* _Exercise description_:
Print the listing in its entirety and exactly, leaving out images.

* _Data section_:
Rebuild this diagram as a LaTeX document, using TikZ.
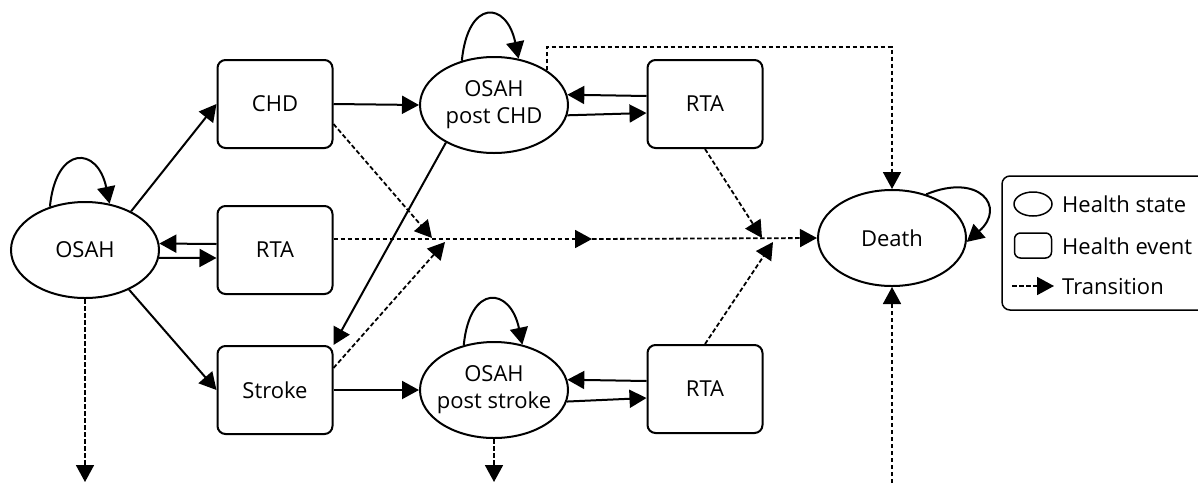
\documentclass[tikz,border=0pt]{standalone}
\usepackage{fontspec}
\setmainfont{Open Sans}
\usetikzlibrary{arrows.meta,shapes.geometric,calc}
\begin{document}
\begin{tikzpicture}[x=1pt,y=-1pt, font=\fontsize{22}{27}\selectfont,
  st/.style={ellipse, draw, line width=2pt, minimum width=148pt, minimum height=96pt, inner xsep=-14pt, inner ysep=0pt, align=center},
  ev/.style={rectangle, rounded corners=8pt, draw, line width=2pt, minimum width=115pt, minimum height=88pt, inner sep=0pt},
  arr/.style={line width=2pt, -{Triangle[length=17pt,width=18pt]}},
  darr/.style={line width=1.8pt, dash pattern=on 4.5pt off 2.5pt, -{Triangle[length=17pt,width=18pt]}},
  loopar/.style={line width=2pt, -{Triangle[length=17pt,width=18pt]}},
  legtext/.style={anchor=west, inner sep=0pt}]
\useasboundingbox (0,0) rectangle (1198,483);
\clip (0,0) rectangle (1198,483);

% nodes
\node[st] (osah) at (85,250) {OSAH};
\node[ev] (chd) at (275,104) {CHD};
\node[ev] (rtam) at (275,250) {RTA};
\node[ev] (stroke) at (275,390) {Stroke};
\node[st] (pchd) at (494,105) {OSAH\\post CHD};
\node[st] (pstroke) at (494,390) {OSAH\\post stroke};
\node[ev] (rtat) at (705,104) {RTA};
\node[ev] (rtab) at (705,389) {RTA};
\node[st] (death) at (892,238) {Death};

% coordinates
\coordinate (j1) at (432,238);
\coordinate (j2) at (445,242);
\coordinate (j3) at (762,238);
\coordinate (j4) at (773,242);
\coordinate (mid) at (592,239);
\coordinate (top) at (0,47);
\coordinate (bosah) at (85,482);
\coordinate (bps) at (494,482);
\coordinate (bdeath) at (892,490);

% solid transitions
\draw[arr] (osah.40) -- (chd.west);
\draw[arr] (osah.-42) -- (stroke.west);
\draw[arr] ([yshift=6pt]rtam.west) -- (osah.5);
\draw[arr] (osah.-6) -- ([yshift=-8pt]rtam.west);
\draw[arr] (chd.east) -- (pchd.west);
\draw[arr] (stroke.east) -- (pstroke.west);
\draw[arr] ([yshift=8pt]rtat.west) -- (pchd.8);
\draw[arr] (pchd.-8) -- ([yshift=-9pt]rtat.west);
\draw[arr] ([yshift=8pt]rtab.west) -- (pstroke.8);
\draw[arr] (pstroke.-9) -- ([yshift=-9pt]rtab.west);
\draw[arr] (pchd.218) -- (stroke.north east);

% self loops
\draw[loopar] (osah.129) .. controls +(6,-62) and +(-12,-58) .. (osah.62);
\draw[loopar] (pchd.126) .. controls +(6,-62) and +(-12,-58) .. (pchd.62);
\draw[loopar] (pstroke.124) .. controls +(6,-62) and +(-12,-58) .. (pstroke.58);
\draw[loopar] (death.52) .. controls +(53,-22) and +(40,-35) .. (death.-3);

% dashed transitions
\draw[darr] ([yshift=-20pt]chd.east) -- (j1);
\draw[darr] ([yshift=22pt]stroke.east) -- (j2);
\draw[darr] (rtat.south) -- (j3);
\draw[darr] (rtab.north) -- (j4);
\draw[darr] ([yshift=11pt]rtam.east) -- (mid);
\draw[darr] (mid) -- (death.west);
\draw[darr] (pchd.33) -- (pchd.33 |- top) -| (death.north);
\draw[darr] (bdeath) -- (death.south);
\draw[darr] (osah.south) -- (bosah);
\draw[darr] (pstroke.south) -- (bps);

% legend (frame runs past the right edge)
\draw[line width=1.5pt, rounded corners=8pt] (1230,176) -- (1002,176) -- (1002,310) -- (1230,310);
\node[ellipse, draw, line width=1.5pt, minimum width=38pt, minimum height=24pt, inner sep=0pt] (lgstate) at (1033,204) {};
\node[legtext] (lgstatet) at (1062,204) {Health state};
\node[rectangle, rounded corners=6pt, draw, line width=1.5pt, minimum width=37pt, minimum height=25pt, inner sep=0pt] (lgevent) at (1033,245.5) {};
\node[legtext] (lgeventt) at (1062,246) {Health event};
\coordinate (lga) at (1012,286);
\coordinate (lgb) at (1054,286);
\draw[darr] (lga) -- (lgb);
\node[legtext] (lgtrt) at (1062,287) {Transition};
\end{tikzpicture}
\end{document}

* _Final result_:
Rebuild this diagram as a LaTeX document, using TikZ.
\documentclass[tikz,border=0pt]{standalone}
\usepackage{fontspec}
\setmainfont{Open Sans}
\usetikzlibrary{arrows.meta,shapes.geometric,calc}
\begin{document}
\begin{tikzpicture}[x=1pt,y=-1pt, font=\fontsize{22}{27}\selectfont,
  st/.style={ellipse, draw, line width=2pt, minimum width=148pt, minimum height=96pt, inner xsep=-14pt, inner ysep=0pt, align=center},
  ev/.style={rectangle, rounded corners=8pt, draw, line width=2pt, minimum width=115pt, minimum height=88pt, inner sep=0pt},
  arr/.style={line width=2pt, -{Triangle[length=17pt,width=18pt]}},
  darr/.style={line width=1.8pt, dash pattern=on 4.5pt off 2.5pt, -{Triangle[length=17pt,width=18pt]}},
  loopar/.style={line width=2pt, -{Triangle[length=17pt,width=18pt]}},
  legtext/.style={anchor=west, inner sep=0pt}]
\useasboundingbox (0,0) rectangle (1198,483);
\clip (0,0) rectangle (1198,483);

% nodes
\node[st] (osah) at (85,250) {OSAH};
\node[ev] (chd) at (275,104) {CHD};
\node[ev] (rtam) at (275,250) {RTA};
\node[ev] (stroke) at (275,390) {Stroke};
\node[st] (pchd) at (494,105) {OSAH\\post CHD};
\node[st] (pstroke) at (494,390) {OSAH\\post stroke};
\node[ev] (rtat) at (705,104) {RTA};
\node[ev] (rtab) at (705,389) {RTA};
\node[st] (death) at (892,238) {Death};

% coordinates
\coordinate (j1) at (432,238);
\coordinate (j2) at (445,242);
\coordinate (j3) at (762,238);
\coordinate (j4) at (773,242);
\coordinate (mid) at (592,239);
\coordinate (top) at (0,47);
\coordinate (bosah) at (85,482);
\coordinate (bps) at (494,482);
\coordinate (bdeath) at (892,490);

% solid transitions
\draw[arr] (osah.40) -- (chd.west);
\draw[arr] (osah.-42) -- (stroke.west);
\draw[arr] ([yshift=6pt]rtam.west) -- (osah.5);
\draw[arr] (osah.-6) -- ([yshift=-8pt]rtam.west);
\draw[arr] (chd.east) -- (pchd.west);
\draw[arr] (stroke.east) -- (pstroke.west);
\draw[arr] ([yshift=8pt]rtat.west) -- (pchd.8);
\draw[arr] (pchd.-8) -- ([yshift=-9pt]rtat.west);
\draw[arr] ([yshift=8pt]rtab.west) -- (pstroke.8);
\draw[arr] (pstroke.-9) -- ([yshift=-9pt]rtab.west);
\draw[arr] (pchd.218) -- (stroke.north east);

% self loops
\draw[loopar] (osah.129) .. controls +(6,-62) and +(-12,-58) .. (osah.62);
\draw[loopar] (pchd.126) .. controls +(6,-62) and +(-12,-58) .. (pchd.62);
\draw[loopar] (pstroke.124) .. controls +(6,-62) and +(-12,-58) .. (pstroke.58);
\draw[loopar] (death.52) .. controls +(53,-22) and +(40,-35) .. (death.-3);

% dashed transitions
\draw[darr] ([yshift=-20pt]chd.east) -- (j1);
\draw[darr] ([yshift=22pt]stroke.east) -- (j2);
\draw[darr] (rtat.south) -- (j3);
\draw[darr] (rtab.north) -- (j4);
\draw[darr] ([yshift=11pt]rtam.east) -- (mid);
\draw[darr] (mid) -- (death.west);
\draw[darr] (pchd.33) -- (pchd.33 |- top) -| (death.north);
\draw[darr] (bdeath) -- (death.south);
\draw[darr] (osah.south) -- (bosah);
\draw[darr] (pstroke.south) -- (bps);

% legend (frame runs past the right edge)
\draw[line width=1.5pt, rounded corners=8pt] (1230,176) -- (1002,176) -- (1002,310) -- (1230,310);
\node[ellipse, draw, line width=1.5pt, minimum width=38pt, minimum height=24pt, inner sep=0pt] (lgstate) at (1033,204) {};
\node[legtext] (lgstatet) at (1062,204) {Health state};
\node[rectangle, rounded corners=6pt, draw, line width=1.5pt, minimum width=37pt, minimum height=25pt, inner sep=0pt] (lgevent) at (1033,245.5) {};
\node[legtext] (lgeventt) at (1062,246) {Health event};
\coordinate (lga) at (1012,286);
\coordinate (lgb) at (1054,286);
\draw[darr] (lga) -- (lgb);
\node[legtext] (lgtrt) at (1062,287) {Transition};
\end{tikzpicture}
\end{document}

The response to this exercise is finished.